- [Instructions for the task] Leave out the pictures and set down exactly the lines from the start of the listing through the one with "bin_width = 0.5", both included.

- [Collected data]
────────────────────
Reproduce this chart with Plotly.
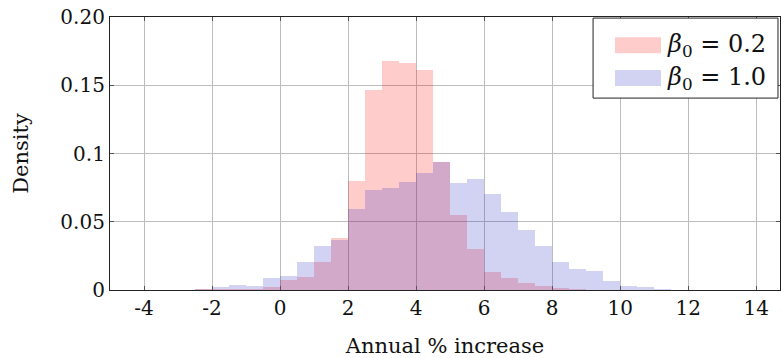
import plotly.graph_objects as go

# Histogram bins (left edges, width 0.5)
bin_left = [-4.5, -4.0, -3.5, -3.0, -2.5, -2.0, -1.5, -1.0, -0.5, 0.0, 0.5, 1.0, 1.5,
            2.0, 2.5, 3.0, 3.5, 4.0, 4.5, 5.0, 5.5, 6.0, 6.5, 7.0, 7.5, 8.0, 8.5,
            9.0, 9.5, 10.0, 10.5, 11.0, 11.5, 12.0, 12.5, 13.0]
bin_width = 0.5

# beta_0 = 0.2 (red)
density_b02 = [0.0002, 0.0002, 0.0003, 0.0003, 0.0004, 0.001, 0.0008, 0.001, 0.002, 0.0071, 0.0092, 0.0203, 0.0378,
               0.0797, 0.1468, 0.1676, 0.1664, 0.161, 0.094, 0.0552, 0.0298, 0.0132, 0.009, 0.0052, 0.0027, 0.0017, 0.0007,
               0.0003, 0.0002, 0.0001, 0.0001, 0.0, 0.0, 0.0, 0.0, 0.0]
# beta_0 = 1.0 (blue)
density_b10 = [0.0002, 0.0002, 0.0003, 0.0003, 0.0004, 0.002, 0.0035, 0.003, 0.0088, 0.0101, 0.0203, 0.032, 0.0365,
               0.059, 0.073, 0.075, 0.079, 0.086, 0.0936, 0.0784, 0.0816, 0.0706, 0.0568, 0.044, 0.0325, 0.0206, 0.0155,
               0.0138, 0.0066, 0.0032, 0.0022, 0.0004, 0.0003, 0.0003, 0.0002, 0.0002]

x_ticks = [-4, -2, 0, 2, 4, 6, 8, 10, 12, 14]
y_ticks = [0, 0.05, 0.1, 0.15, 0.2]
y_tick_text = ["0", "0.05", "0.1", "0.15", "0.20"]

labels = ["<i>β</i><sub>0</sub> = 0.2", "<i>β</i><sub>0</sub> = 1.0"]
fills = ["rgba(255,0,0,0.2)", "rgba(30,30,190,0.2)"]

centers = [b + bin_width / 2 for b in bin_left]

fig = go.Figure()
fig.add_trace(go.Bar(x=centers, y=density_b02, width=bin_width, marker=dict(color=fills[0], line=dict(width=0)),
                     name=labels[0], showlegend=False))
fig.add_trace(go.Bar(x=centers, y=density_b10, width=bin_width, marker=dict(color=fills[1], line=dict(width=0)),
                     name=labels[1], showlegend=False))

font_family = "DejaVu Serif, Liberation Serif, serif"
fig.update_layout(
    width=782, height=358,
    margin=dict(l=110, r=2, t=17, b=68),
    plot_bgcolor="white", paper_bgcolor="white",
    barmode="overlay", bargap=0,
    font=dict(family=font_family, size=20, color="#111"),
    xaxis=dict(range=[-5, 14.7], tickvals=x_ticks, ticktext=[str(t) for t in x_ticks],
               automargin=False,
               showgrid=True, gridcolor="#bdbdbd", gridwidth=1, zeroline=False,
               showline=True, linecolor="#222", linewidth=1.2, mirror="allticks",
               ticks="inside", ticklen=4, tickcolor="#555",
               title=dict(text="Annual % increase", standoff=19, font=dict(size=21)),
               tickfont=dict(size=20)),
    yaxis=dict(range=[0, 0.2], tickvals=y_ticks, ticktext=y_tick_text,
               automargin=False,
               showgrid=True, gridcolor="#bdbdbd", gridwidth=1, zeroline=False,
               showline=True, linecolor="#222", linewidth=1.2, mirror="allticks",
               ticks="inside", ticklen=4, tickcolor="#555",
               title=dict(text="Density", standoff=26, font=dict(size=21)),
               tickfont=dict(size=20)),
)

# Manual legend (box, swatches, labels)
fig.add_shape(type="rect", xref="paper", yref="paper", x0=0.721, x1=0.997, y0=0.703, y1=0.996,
              line=dict(color="#222", width=1), fillcolor="white", layer="above")
sw_y = [(0.867, 0.9256), (0.747, 0.806)]
for i, (y0, y1) in enumerate(sw_y):
    fig.add_shape(type="rect", xref="paper", yref="paper", x0=0.7537, x1=0.8224, y0=y0, y1=y1,
                  line=dict(width=0), fillcolor=fills[i], layer="above")
    fig.add_annotation(xref="paper", yref="paper", x=0.828, y=(y0 + y1) / 2, text=labels[i],
                       showarrow=False, xanchor="left", yanchor="middle", font=dict(size=24))

fig.write_html("out.html", config={"responsive": False, "displayModeBar": False},
               post_script="document.body.style.margin='0';document.body.style.padding='0';")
────────────────────
- [Worked answer]
Reproduce this chart with Plotly.
import plotly.graph_objects as go

# Histogram bins (left edges, width 0.5)
bin_left = [-4.5, -4.0, -3.5, -3.0, -2.5, -2.0, -1.5, -1.0, -0.5, 0.0, 0.5, 1.0, 1.5,
            2.0, 2.5, 3.0, 3.5, 4.0, 4.5, 5.0, 5.5, 6.0, 6.5, 7.0, 7.5, 8.0, 8.5,
            9.0, 9.5, 10.0, 10.5, 11.0, 11.5, 12.0, 12.5, 13.0]
bin_width = 0.5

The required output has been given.